Tuesday, April 19, 2011

The Debt Limit Explained

By Andrew Hagen


Charlie Cook's column in the National Review today, discussing the prospect of yet a fourth "wave" election in 2012 in which imcumbents of both parties are thrown out.  That wasn't the most interesting thing, in my opinion, though.  He cited a paragraph from the Government Accountability Office (GAO) in which the debt limit is explained for what it is.


"The debt limit does not control or limit the ability of the federal government to run deficits or incur obligations.  Rather, it is a limit on the ability to pay obligations already incurred" and that "the debt reflects previously enacted tax and spending policies."


This is exactly what I was explaining to a colleague the other day. The debt limit is not a budget. It has nothing to do with spending at all.  Instead it is just the ability for the government to make payments on debts incurred by previous budgets, tax cuts, expenditures, wars, etc.  The debt limit doesn't allow the government to borrow more money in order to pay for new war planes, entitlements, or anything else.  It simply allows the Treasury to make promised payments to bond holdes.


If the Republicans hold up the debt limit bill, then the Treasury is going to be forced to make a decision about where to put it's small reserve of cash.  Do you pay social security checks and default on our bonds?  Or do we make our bond payments and use social security as a hammer to beat the Republicans with?  Whatever your thoughts, the honest to God pragmatic decision is to make the bond payments.  Will it hurt seniors in a massive way? Absolutely. Of that there is no doubt. However, that pales when compared to the disaster that would ensue if the US defaulted on its debt (which is one of only a few countries to never have done so before) to bondholders.


Currency operates on fiat -- the belief that it is worth something because that is what people say it is worth. And people around the world trade and borrow currency based on fiat and certain indicators.  When somebody doesn't pay you a promised payment, you no longer have faith, or have diminished faith, in that person or institution and therefore demand a higher return for the increased risk (higher interest rates).  That is what we are up against, crippling interest rates in order to borrow money.


The US is currently able to borrow money from the world at nearly nonexistant interest rates (it's really incredible).  That means that global investors have absolute faith that the US will make good on its debts. It is viewed as the ultimate safe investment. This is a good thing. It allows our country to operate the way it does and borrow money easily and cheaply when needed.


And if we really want to get cruel about the current situation, it is the governments voted in by people currently collecting social security and the generation after that have put us in this situation. Therefore, to destroy the American financial reputation for my generation is worth someone's social security check is a hard argument to make.


Do not let politicians (mostly Republicans in this case) conflate the budget, deficits, and spending with the debt limit.  They are completely separate.  Raising the debt limit does not open the door for more future government spending as many people seem to think. It only allows the Treasury to make our promised payments.  The US government can still incur more debt, and run deficits, even if the debt ceiling isn't raised, so if someone argues that freezing the debt ceiling will curb spending, they are either blatantly lying or have a very weak grasp on financial and economic principles.

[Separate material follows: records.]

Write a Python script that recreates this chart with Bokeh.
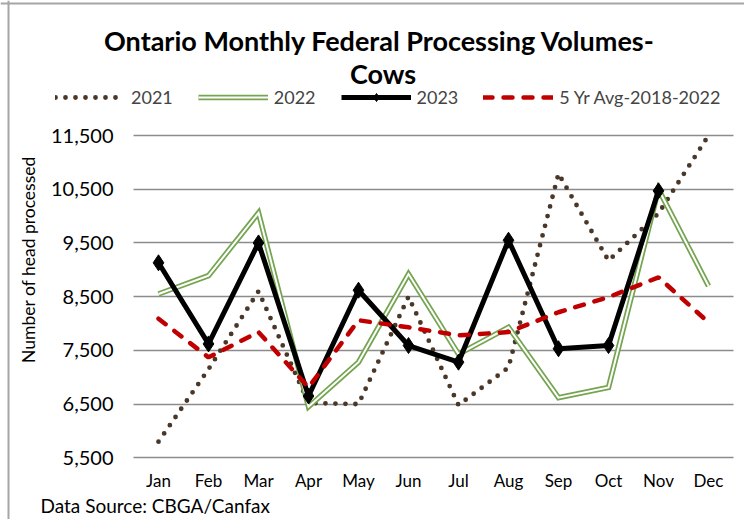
import math
from bokeh.plotting import figure
from bokeh.models import (Range1d, FixedTicker, NumeralTickFormatter, Label, Legend,
                          LegendItem, Span)
from bokeh.embed import file_html
from bokeh.resources import INLINE

months = ["Jan", "Feb", "Mar", "Apr", "May", "Jun", "Jul", "Aug", "Sep", "Oct", "Nov", "Dec"]
y2021 = [5800, 7150, 8600, 6520, 6500, 8500, 6480, 7180, 10790, 9170, 10050, 11500]
y2022 = [8550, 8890, 10060, 6450, 7280, 8920, 7430, 7930, 6620, 6810, 10500, 8700]
y2023 = [9130, 7620, 9500, 6650, 8620, 7590, 7280, 9550, 7530, 7590, 10470]
avg5 = [8090, 7370, 7840, 6810, 8060, 7930, 7780, 7840, 8210, 8490, 8860, 8020]
y_ticks = [5500, 6500, 7500, 8500, 9500, 10500, 11500]

title_line1 = "Ontario Monthly Federal  Processing Volumes-"
title_line2 = "Cows"
y_label = "Number of head processed"
source_text = "Data Source: CBGA/Canfax"

FONT = "Lato"
W, H = 744, 519
x_idx = list(range(len(months)))

# layout helpers: page pixel -> data coordinate (frame covers the whole canvas)
PX_PER_X = 50.0          # one month slot
PX_PER_Y = 322.3 / 6000  # pixels per head
def dx(px):
    return (px - 158) / PX_PER_X
def dy(py):
    return y_ticks[-1] - (py - 135) / PX_PER_Y

p = figure(width=W, height=H, x_range=Range1d(dx(0), dx(W)), y_range=Range1d(dy(H), dy(0)),
           output_backend="svg", toolbar_location=None,
           min_border_left=0, min_border_right=0, min_border_top=0, min_border_bottom=0)
p.title = None
p.outline_line_color = None
p.background_fill_color = "white"
p.border_fill_color = "white"

# y axis (drawn at the left edge of the plot area)
p.yaxis.fixed_location = dx(133)
p.yaxis.ticker = FixedTicker(ticks=y_ticks)
p.yaxis.formatter = NumeralTickFormatter(format="0,0")
p.yaxis.axis_line_color = None
p.yaxis.major_tick_line_color = None
p.yaxis.minor_tick_line_color = None
p.yaxis.major_tick_out = 0
p.yaxis.major_tick_in = 0
p.yaxis.major_label_standoff = 20
p.yaxis.major_label_text_font = FONT
p.yaxis.major_label_text_font_size = "20px"
p.yaxis.major_label_text_color = "black"

# x axis
p.xaxis.fixed_location = y_ticks[0]
p.xaxis.ticker = FixedTicker(ticks=x_idx)
p.xaxis.major_label_overrides = {i: m for i, m in zip(x_idx, months)}
p.xaxis.axis_line_color = None
p.xaxis.major_tick_line_color = None
p.xaxis.minor_tick_line_color = None
p.xaxis.major_tick_out = 0
p.xaxis.major_tick_in = 0
p.xaxis.major_label_standoff = 12
p.xaxis.major_label_text_font = FONT
p.xaxis.major_label_text_font_size = "17px"
p.xaxis.major_label_text_color = "black"

p.xgrid.grid_line_color = None
p.ygrid.grid_line_color = "#8c8c8c"
p.ygrid.grid_line_width = 1.5
try:
    p.ygrid.cross_bounds = (dx(133), dx(733))
except Exception:
    p.ygrid.grid_line_color = None
    p.segment(x0=dx(133), x1=dx(733), y0=y_ticks, y1=y_ticks, line_color="#8c8c8c", line_width=1.5)

# series
r21 = p.line(x_idx, y2021, line_color="#4a3728", line_width=4.8, line_dash="0 10", line_cap="round")
r22a = p.line(x_idx, y2022, line_color="#76a552", line_width=5.5, line_join="miter")
r22b = p.line(x_idx, y2022, line_color="white", line_width=2, line_join="miter")
r23 = p.line(x_idx[:len(y2023)], y2023, line_color="black", line_width=5)
r23m = p.scatter(x_idx[:len(y2023)], y2023, marker="diamond", size=16, color="black")
ravg = p.line(x_idx, avg5, line_color="#c00000", line_width=4.5, line_dash="9 11", line_cap="round")

legend = Legend(items=[
    LegendItem(label="2021", renderers=[r21]),
    LegendItem(label="2022", renderers=[r22a, r22b]),
    LegendItem(label="2023", renderers=[r23, r23m]),
    LegendItem(label="5 Yr Avg-2018-2022", renderers=[ravg]),
], orientation="horizontal", location=(55, H - 108), border_line_color=None,
    background_fill_alpha=0, label_text_font=FONT, label_text_font_size="18px",
    glyph_width=70, glyph_height=20, label_standoff=6, spacing=25, padding=0, margin=0)
p.add_layout(legend, "center")

p.add_layout(Label(x=dx(382.5), y=dy(40), text=title_line1,
                   text_align="center", text_baseline="middle", text_font=FONT,
                   text_font_size="27px", text_font_style="bold", text_color="black"))
p.add_layout(Label(x=dx(382.5), y=dy(73), text=title_line2,
                   text_align="center", text_baseline="middle", text_font=FONT,
                   text_font_size="27px", text_font_style="bold", text_color="black"))
p.add_layout(Label(x=dx(28), y=dy(259), text=y_label, angle=math.pi / 2,
                   text_align="center", text_baseline="middle", text_font=FONT,
                   text_font_size="17.5px", text_color="black"))
p.add_layout(Label(x=dx(40), y=dy(505), text=source_text,
                   text_align="left", text_baseline="middle", text_font=FONT,
                   text_font_size="19px", text_color="black"))

# outer frame edges seen in the original
p.add_layout(Span(location=dx(8), dimension="height", line_color="#a6a6a6", line_width=2))
p.add_layout(Span(location=dy(3), dimension="width", line_color="#a6a6a6", line_width=2))

open("out.html", "w").write(file_html(p, INLINE))
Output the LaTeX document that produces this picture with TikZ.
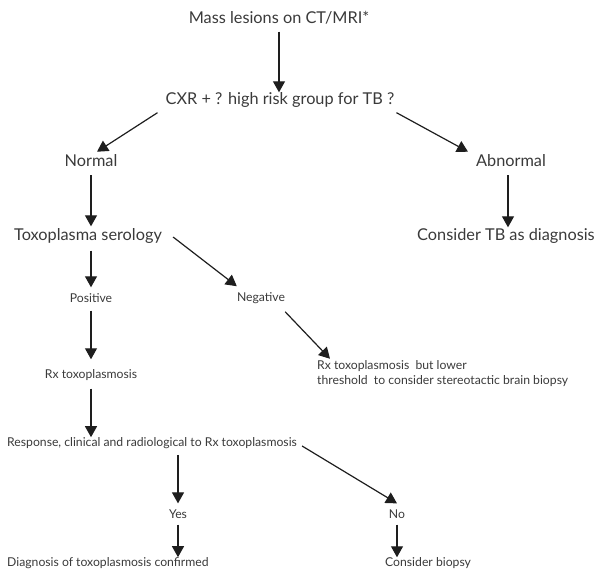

Finally, if Republicans are really concerned about decreasing spending and lowering taxes, then freezing the debt ceiling is contradictory to their desired ends.  If they play chicken with the debt ceiling, and all goes to Hell, then the US will have to pay a much higher rate on future debt issued which means higher taxes in order to cover that new higher cost of borrowing, since you can't cut the government out of existence, even though you'd be hard pressed to get a Republican to acknowledge this, and even if you cut Planned Parenthood, NPR, National Endowment for the Arts, and whatever else is in vogue for the Right Wing to hate, the government still wouldn't have nearly enough.